* **What this task involves**
Write out only the lines from the start of the entries up to and including the line with "plt.rcParams['font.family'] = ['Liberation"; please skip the pictures.

· · · · ·

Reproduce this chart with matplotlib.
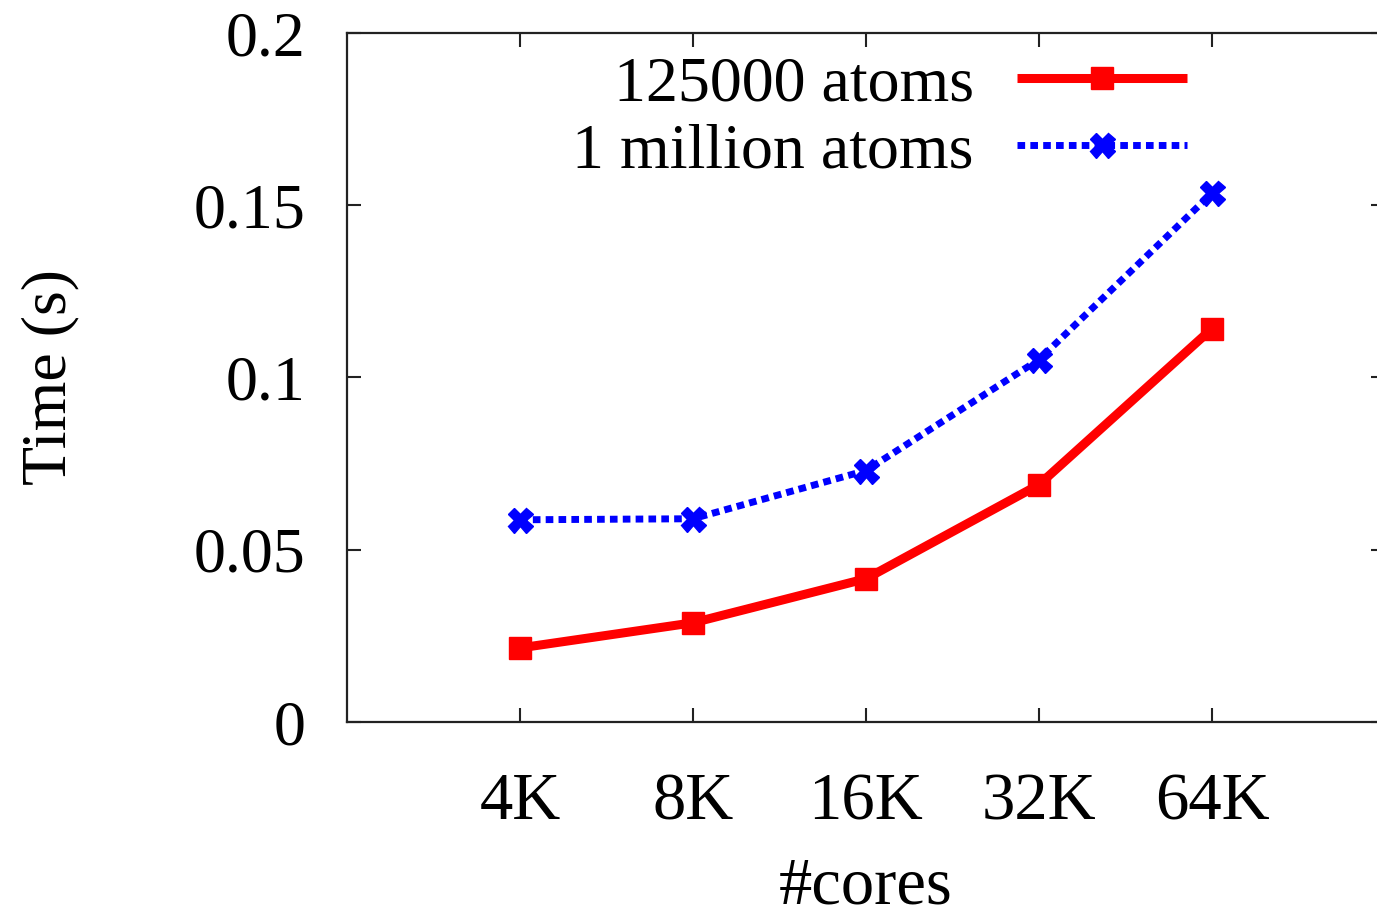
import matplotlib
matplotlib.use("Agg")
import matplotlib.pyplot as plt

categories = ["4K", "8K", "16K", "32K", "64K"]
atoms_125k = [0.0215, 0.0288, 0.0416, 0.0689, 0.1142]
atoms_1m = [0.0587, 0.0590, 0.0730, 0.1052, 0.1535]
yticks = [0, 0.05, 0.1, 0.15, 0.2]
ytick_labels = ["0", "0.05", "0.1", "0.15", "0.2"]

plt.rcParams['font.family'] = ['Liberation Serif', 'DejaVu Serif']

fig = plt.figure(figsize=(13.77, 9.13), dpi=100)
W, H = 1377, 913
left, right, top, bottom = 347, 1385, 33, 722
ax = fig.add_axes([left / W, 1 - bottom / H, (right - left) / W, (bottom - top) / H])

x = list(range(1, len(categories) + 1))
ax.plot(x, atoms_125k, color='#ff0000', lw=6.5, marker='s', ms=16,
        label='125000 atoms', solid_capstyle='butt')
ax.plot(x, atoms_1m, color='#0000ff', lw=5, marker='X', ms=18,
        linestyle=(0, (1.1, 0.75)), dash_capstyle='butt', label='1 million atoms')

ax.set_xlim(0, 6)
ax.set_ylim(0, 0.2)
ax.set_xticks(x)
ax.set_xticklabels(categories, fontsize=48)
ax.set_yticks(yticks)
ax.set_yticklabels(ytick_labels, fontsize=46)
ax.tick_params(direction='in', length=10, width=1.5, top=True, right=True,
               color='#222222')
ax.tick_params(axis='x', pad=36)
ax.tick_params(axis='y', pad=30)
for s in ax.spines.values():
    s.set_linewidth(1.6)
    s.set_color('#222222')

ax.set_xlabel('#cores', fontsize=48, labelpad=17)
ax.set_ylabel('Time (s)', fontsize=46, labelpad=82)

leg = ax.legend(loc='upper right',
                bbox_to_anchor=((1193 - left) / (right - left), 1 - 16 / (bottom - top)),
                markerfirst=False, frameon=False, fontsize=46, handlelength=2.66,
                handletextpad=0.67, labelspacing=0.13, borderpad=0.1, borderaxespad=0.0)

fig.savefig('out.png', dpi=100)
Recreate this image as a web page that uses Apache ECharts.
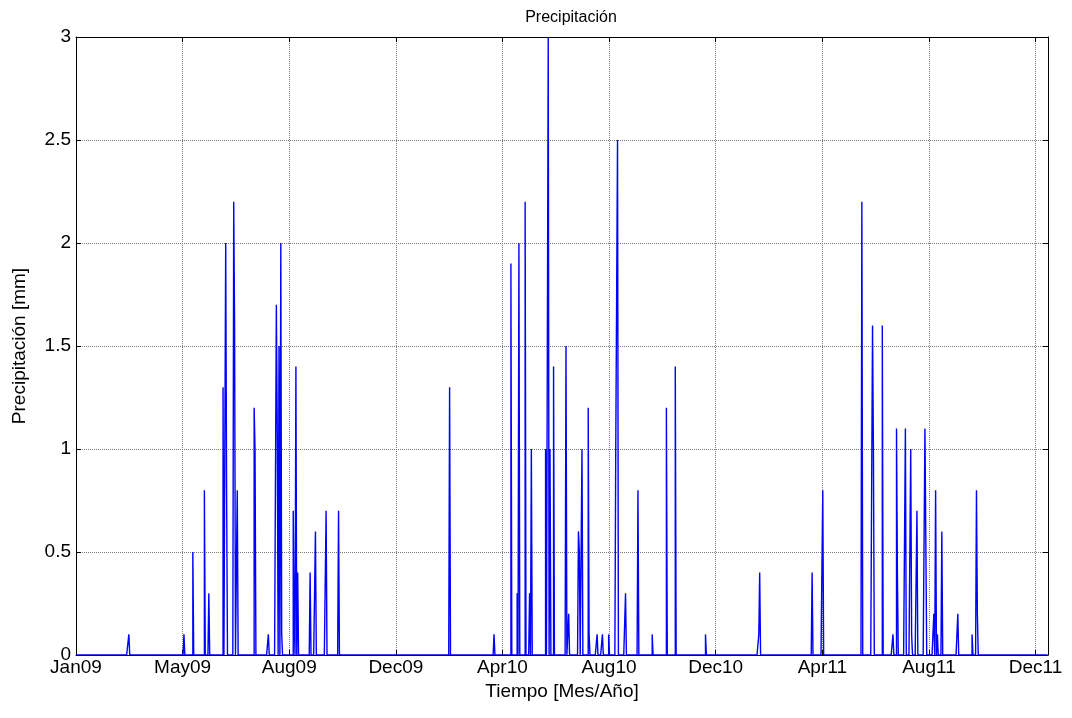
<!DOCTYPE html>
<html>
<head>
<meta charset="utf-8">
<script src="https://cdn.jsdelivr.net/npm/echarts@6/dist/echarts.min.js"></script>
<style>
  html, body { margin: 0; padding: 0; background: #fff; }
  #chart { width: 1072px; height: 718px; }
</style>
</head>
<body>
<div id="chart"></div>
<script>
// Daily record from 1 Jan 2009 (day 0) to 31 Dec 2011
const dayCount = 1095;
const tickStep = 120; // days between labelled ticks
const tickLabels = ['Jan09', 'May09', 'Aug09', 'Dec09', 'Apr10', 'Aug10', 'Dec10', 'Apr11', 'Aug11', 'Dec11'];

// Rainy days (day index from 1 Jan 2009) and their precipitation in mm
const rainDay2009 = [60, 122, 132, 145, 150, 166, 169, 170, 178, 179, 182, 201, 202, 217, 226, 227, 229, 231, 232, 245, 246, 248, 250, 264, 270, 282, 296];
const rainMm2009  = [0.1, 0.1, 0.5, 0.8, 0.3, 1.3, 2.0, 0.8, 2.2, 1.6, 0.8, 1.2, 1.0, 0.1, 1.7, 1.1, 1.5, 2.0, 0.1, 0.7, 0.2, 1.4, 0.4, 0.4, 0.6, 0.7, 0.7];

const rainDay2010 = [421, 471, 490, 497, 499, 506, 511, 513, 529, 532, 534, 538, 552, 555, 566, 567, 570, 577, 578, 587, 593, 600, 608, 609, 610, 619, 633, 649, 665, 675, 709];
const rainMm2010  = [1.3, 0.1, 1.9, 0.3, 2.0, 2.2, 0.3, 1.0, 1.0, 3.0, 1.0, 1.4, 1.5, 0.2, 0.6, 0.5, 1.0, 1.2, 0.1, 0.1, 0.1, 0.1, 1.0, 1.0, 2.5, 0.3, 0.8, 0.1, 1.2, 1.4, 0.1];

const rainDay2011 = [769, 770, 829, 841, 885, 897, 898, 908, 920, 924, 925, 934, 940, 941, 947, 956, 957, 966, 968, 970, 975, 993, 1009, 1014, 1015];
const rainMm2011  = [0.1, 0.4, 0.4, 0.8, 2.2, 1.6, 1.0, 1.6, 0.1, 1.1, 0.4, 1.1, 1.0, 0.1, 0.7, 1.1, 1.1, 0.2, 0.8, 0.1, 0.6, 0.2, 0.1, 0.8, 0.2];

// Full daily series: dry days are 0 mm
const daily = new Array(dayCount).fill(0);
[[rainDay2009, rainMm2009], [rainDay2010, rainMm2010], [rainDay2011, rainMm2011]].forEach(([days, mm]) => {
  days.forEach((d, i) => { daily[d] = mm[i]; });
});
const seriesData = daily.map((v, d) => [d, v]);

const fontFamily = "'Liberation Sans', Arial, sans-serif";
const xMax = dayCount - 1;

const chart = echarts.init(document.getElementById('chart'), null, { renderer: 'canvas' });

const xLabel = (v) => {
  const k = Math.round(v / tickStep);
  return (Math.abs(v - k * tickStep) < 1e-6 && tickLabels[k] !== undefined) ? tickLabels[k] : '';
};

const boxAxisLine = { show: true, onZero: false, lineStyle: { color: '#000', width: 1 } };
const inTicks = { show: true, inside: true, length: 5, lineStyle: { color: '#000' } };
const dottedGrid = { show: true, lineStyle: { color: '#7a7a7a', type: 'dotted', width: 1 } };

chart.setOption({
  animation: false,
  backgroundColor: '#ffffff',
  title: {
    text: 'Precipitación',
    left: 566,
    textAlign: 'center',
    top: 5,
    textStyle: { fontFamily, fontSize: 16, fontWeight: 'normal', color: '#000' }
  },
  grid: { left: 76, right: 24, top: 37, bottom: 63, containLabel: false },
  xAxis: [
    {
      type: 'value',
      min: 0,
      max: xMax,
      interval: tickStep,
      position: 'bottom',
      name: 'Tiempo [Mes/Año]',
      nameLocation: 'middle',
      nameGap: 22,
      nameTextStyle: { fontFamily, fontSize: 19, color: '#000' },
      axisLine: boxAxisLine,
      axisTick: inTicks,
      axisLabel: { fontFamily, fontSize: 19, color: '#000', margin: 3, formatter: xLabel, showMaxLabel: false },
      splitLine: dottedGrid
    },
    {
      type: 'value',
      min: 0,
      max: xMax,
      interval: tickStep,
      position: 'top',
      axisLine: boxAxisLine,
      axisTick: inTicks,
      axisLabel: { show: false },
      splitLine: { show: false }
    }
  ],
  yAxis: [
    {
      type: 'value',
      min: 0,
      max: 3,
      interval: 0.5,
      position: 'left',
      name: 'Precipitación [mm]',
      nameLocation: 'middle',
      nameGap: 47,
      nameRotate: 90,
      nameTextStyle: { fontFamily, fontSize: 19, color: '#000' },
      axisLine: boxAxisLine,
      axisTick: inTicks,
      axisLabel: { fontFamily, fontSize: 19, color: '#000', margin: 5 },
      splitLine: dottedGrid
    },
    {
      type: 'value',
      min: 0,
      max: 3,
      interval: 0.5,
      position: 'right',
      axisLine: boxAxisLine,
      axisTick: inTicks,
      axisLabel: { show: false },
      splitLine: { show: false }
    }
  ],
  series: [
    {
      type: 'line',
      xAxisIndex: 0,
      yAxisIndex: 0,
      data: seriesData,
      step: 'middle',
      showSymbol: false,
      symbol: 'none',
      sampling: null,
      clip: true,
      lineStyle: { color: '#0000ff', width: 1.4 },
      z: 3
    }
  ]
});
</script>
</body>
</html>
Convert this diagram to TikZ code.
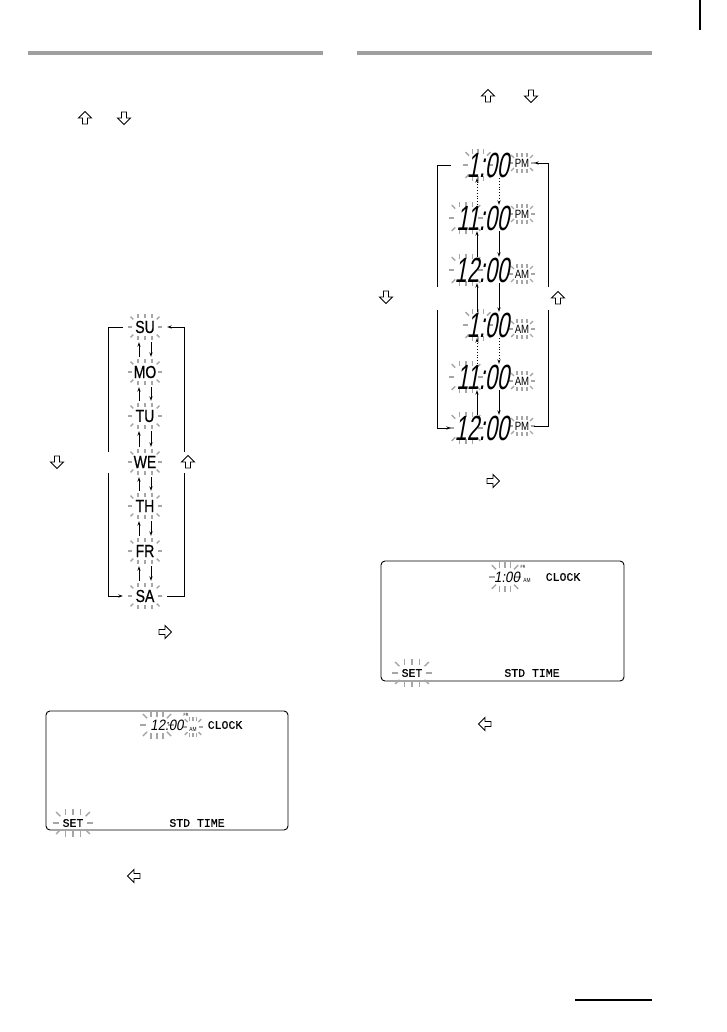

· · · · ·

* **Task answer**
Reproduce this chart with matplotlib.
import matplotlib
matplotlib.use("Agg")
import matplotlib.pyplot as plt

categories = ["4K", "8K", "16K", "32K", "64K"]
atoms_125k = [0.0215, 0.0288, 0.0416, 0.0689, 0.1142]
atoms_1m = [0.0587, 0.0590, 0.0730, 0.1052, 0.1535]
yticks = [0, 0.05, 0.1, 0.15, 0.2]
ytick_labels = ["0", "0.05", "0.1", "0.15", "0.2"]

plt.rcParams['font.family'] = ['Liberation Serif', 'DejaVu Serif']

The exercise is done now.